Which does bring up the point of distinguishing between what was and was not knowable in December. Certainly nobody knew then that Lee wouldn't pitch until May, so that's not especially relevant to that decision, any more than Blanton's late-spring oblique injury was already on everybody's monthly planner.
gregorybfoley
7/30
Wrong. Your forgetting the option of keeping Lee at a reasonable rate for one season. Not doing this was a huge mistake. You don't have to lock up up Lee, you just have to keep him for one more season and go for the World Series win.
gregorybfoley
7/30
That's hessshaun who's wrong, just to be clear.
hessshaun
7/31
Think of it this way. Lee for one season and no Halladay.

Or...


You can get Halladay for 3 at a great rate, but there is no extra money to spend. Aka, you need to dish Lee or Blanton on short notice.
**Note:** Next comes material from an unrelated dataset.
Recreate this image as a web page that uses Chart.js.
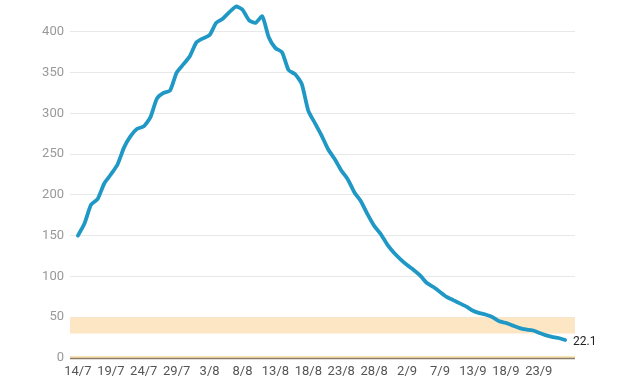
<!doctype html>
<html lang="en">
  <head>
    <meta charset="utf-8">
    <title>Daily cases</title>
    <style>
      * { margin: 0; padding: 0; }
      body { background: #fff; }
      .chartBox { width: 640px; height: 384px; }
    </style>
  </head>
  <body>
    <div class="chartBox">
      <canvas id="myChart" width="640" height="384"></canvas>
    </div>
    <script src="https://cdn.jsdelivr.net/npm/chart.js"></script>
    <script>
    // setup
    const dates = [
      '14/7','15/7','16/7','17/7','18/7','19/7','20/7','21/7','22/7','23/7',
      '24/7','25/7','26/7','27/7','28/7','29/7','30/7','31/7','1/8','2/8',
      '3/8','4/8','5/8','6/8','7/8','8/8','9/8','10/8','11/8','12/8',
      '13/8','14/8','15/8','16/8','17/8','18/8','19/8','20/8','21/8','22/8',
      '23/8','24/8','25/8','26/8','27/8','28/8','29/8','30/8','31/8','1/9',
      '2/9','3/9','4/9','5/9','6/9','7/9','8/9','9/9','10/9','12/9',
      '13/9','14/9','15/9','16/9','17/9','18/9','19/9','20/9','21/9','22/9',
      '23/9','24/9','25/9','26/9','27/9'
    ];
    const cases = [
      150, 165, 188, 195, 214, 225, 237, 258, 272, 281,
      284, 295, 318, 325, 328, 350, 360, 370, 387, 392,
      396, 411, 416, 424, 431, 427, 414, 411, 419, 393,
      380, 375, 353, 348, 336, 303, 288, 273, 256, 244,
      230, 219, 203, 192, 176, 162, 152, 139, 129, 121,
      114, 108, 101, 92, 87, 81, 75, 71, 67, 63,
      58, 55, 53, 50, 45, 43, 40, 37, 35, 34,
      31, 28, 26, 24.5, 22.1
    ];
    const xTickIndexes = [0, 5, 10, 15, 20, 25, 30, 35, 40, 45, 50, 55, 60, 65, 70];
    const yTicks = [0, 50, 100, 150, 200, 250, 300, 350, 400];
    const bandRange = [30, 50];
    const floorBand = [0, 2.5];

    const points = cases.map((v, i) => ({ x: i, y: v }));

    // shaded bands behind the line
    const bandPlugin = {
      id: 'bands',
      beforeDatasetsDraw(chart) {
        const { ctx, chartArea, scales: { y } } = chart;
        ctx.save();
        ctx.fillStyle = '#fde6c4';
        const top = y.getPixelForValue(bandRange[1]);
        const bot = y.getPixelForValue(bandRange[0]);
        ctx.fillRect(chartArea.left, top, chartArea.right - chartArea.left, bot - top);
        ctx.fillStyle = '#f8e4b4';
        const t2 = y.getPixelForValue(floorBand[1]);
        const b2 = y.getPixelForValue(floorBand[0]);
        ctx.fillRect(chartArea.left, t2, chartArea.right - chartArea.left, b2 - t2);
        ctx.strokeStyle = '#8c7d6a';
        ctx.lineWidth = 1.5;
        ctx.beginPath();
        ctx.moveTo(chartArea.left, b2 + 0.5);
        ctx.lineTo(chartArea.right, b2 + 0.5);
        ctx.stroke();
        ctx.restore();
      }
    };

    // last value label
    const endLabel = {
      id: 'endLabel',
      afterDatasetsDraw(chart) {
        const { ctx } = chart;
        const meta = chart.getDatasetMeta(0);
        const last = meta.data[meta.data.length - 1];
        ctx.save();
        ctx.fillStyle = '#222';
        ctx.font = '12px Roboto';
        ctx.textBaseline = 'middle';
        ctx.fillText(String(cases[cases.length - 1]), last.x + 8, last.y + 2);
        ctx.restore();
      }
    };

    // config
    const config = {
      type: 'line',
      data: {
        datasets: [{
          data: points,
          borderColor: '#1f98c6',
          borderWidth: 3.8,
          pointRadius: 0,
          tension: 0.2,
          borderCapStyle: 'round',
          borderJoinStyle: 'round'
        }]
      },
      options: {
        responsive: false,
        animation: false,
        layout: { padding: { top: 0, right: 65, left: 0, bottom: 0 } },
        plugins: { legend: { display: false }, tooltip: { enabled: false } },
        scales: {
          x: {
            type: 'linear',
            min: -1.2,
            max: 75.5,
            grid: { display: false, drawTicks: false },
            border: { display: false },
            afterBuildTicks: s => { s.ticks = xTickIndexes.map(v => ({ value: v })); },
            afterFit: s => { s.height = 26; s.paddingLeft = 0; s.paddingRight = 0; },
            ticks: {
              autoSkip: false,
              maxRotation: 0,
              padding: 6,
              color: '#555',
              font: { family: 'Roboto', size: 13 },
              callback: v => dates[v]
            }
          },
          y: {
            min: 0,
            max: 439,
            grid: { color: '#e8e8e8', drawTicks: false },
            border: { display: false },
            afterBuildTicks: s => { s.ticks = yTicks.map(v => ({ value: v })); },
            afterFit: s => { s.width = 70; s.paddingTop = 0; s.paddingBottom = 0; },
            ticks: {
              padding: 6,
              color: '#999',
              font: { family: 'Roboto', size: 13 }
            }
          }
        }
      },
      plugins: [bandPlugin, endLabel]
    };

    const myChart = new Chart(document.getElementById('myChart'), config);
    </script>
  </body>
</html>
Now, from a layman's perspective this is an easy choice. When you factor in the return on investment of Haren, Oswalt, and Lee this year, you see how difficult it is to get ROI. Let alone on short notice when everyone in the world knows you are gearing to rip them off.

I am simply trying to state this. We all know that hindsight is 20/20. What's the differentiation in what you get in return for what you are dealing? I think that this season has proved multiple conclusions. Varying lengths of contracts and the SP market are not quantified.

I am merely stating that with the Phils operational budget, I think that he made the right moves. I will take Halladay at three over Lee at nine plus unknown. I also think that is what Amaro was presented with. I could be horribly wrong and I realize this. Just my opinion.

I was in the army and there was always talk about what you would do in this situation or that situation. 97 percent of the time it was life or death. Kill or be killed. Every time we were asked what we would do and everyone had an answer. Ultimately, we can all talk circles, some of us just sound more intelligent than others. The bottom line is that you never know until you are in the situation. I could be insane, but my entire issue with the situation is that I don't know the position Amaro was in. And I will never know, I realize this.

I am not talking other deals either. Because if you want to get into bats, I think he made some horrible decisions. I am merely talking the Lee/Halladay situation. I am not bringing in the other folks to the conversation. Certainly not retreading how Ibanez and Polanco play into this because it's all a giant bucket. I am just trying to speak from a pitching perspective.

Greg, you can call me wrong all you would like, I only care enough to tell you that you are wrong. Cost certainty may be easy for the layman to comprehend, but to think short-sighted could be detrimental in the business world. It's easy to throw around hypotheticals with a concrete house of cards.

Thank you for entertaining my thoughts CK.